4. Materials and Methods

All ²⁰⁷Pb NMR spectra were recorded on a Bruker Avance-III 500 spectrometer, with a Larmor frequency of ${\nu }_0$(²⁰⁷Pb) = 104.63 MHz (i.e., $B_0=11.7$ T). To reduce baseline roll, the single-crystal spectra were acquired with a spin-echo sequence [48], with the crystal orientation change realised by a goniometer mechanics built by NMR Service GmbH (Erfurt, Germany). Longitudinal $T_1$ relaxation times were measured on the PbCrO₄ single crystal, using the saturation recovery method, resulting in values between 9 s and 17 s, depending on the orientation of the crystal.

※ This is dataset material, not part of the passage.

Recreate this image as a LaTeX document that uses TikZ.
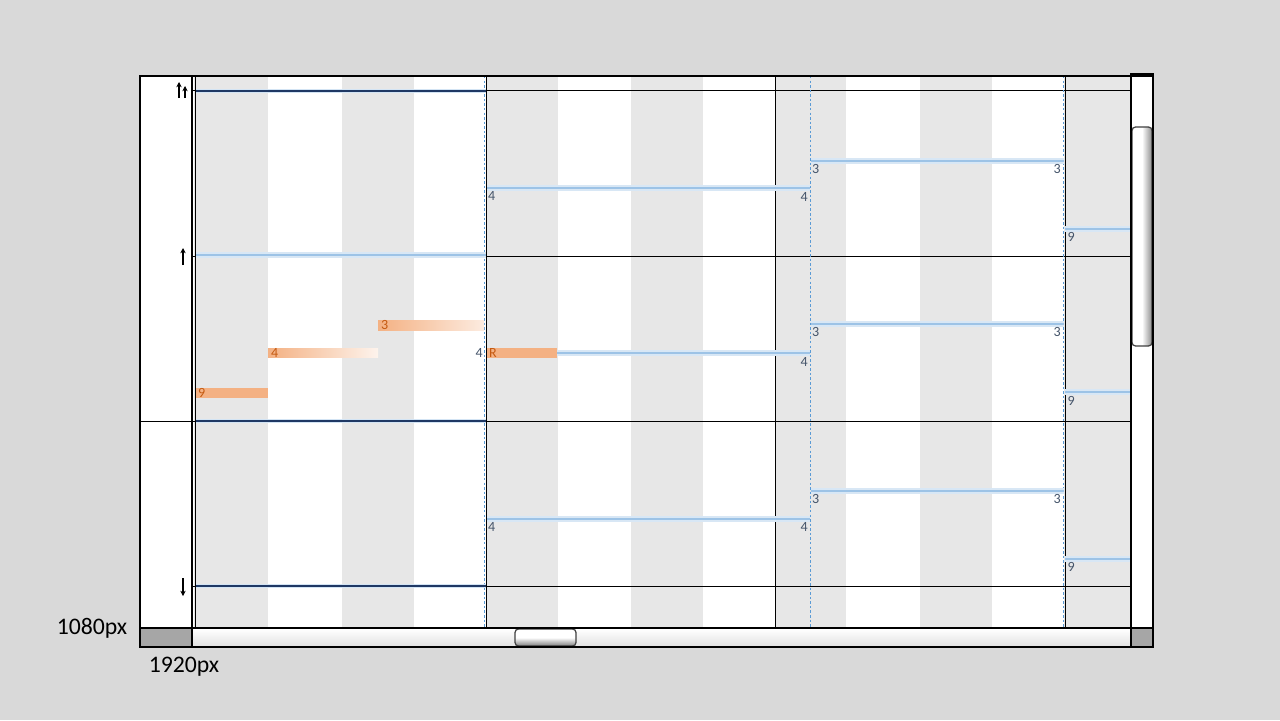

Consequently, a recycle delay of 60 s was used for spectra acquisition, with the number of scans between 60 and 120. All spectra were referenced indirectly to ¹H in 100% TMS at $-0.1240$ ppm. According to our measurements, this is equivalent to the commonly used reference of a static Pb(NO₃)₂ powder spectrum at room temperature, with ${\delta }_{\mathrm{iso}}=-3492$ ppm, or $-3474$ ppm at the highest point of the line shape, in good agreement with previously reported values [28]. Rotation patterns were fitted with the program Igor Pro 7 (WaveMetrics Inc., Lake Oswego, OR, USA). A polycrystalline sample of PbCrO₄ was synthesised by adding 30 mL of a 0.73 mmol Pb(NO₃)₂ solution to 15 mL of a 0.73 mmol K₂CrO₄ solution. The resulting yellow precipitation was filtered, washed twice with 10 mL water, and dried for 24 h at 100 °C.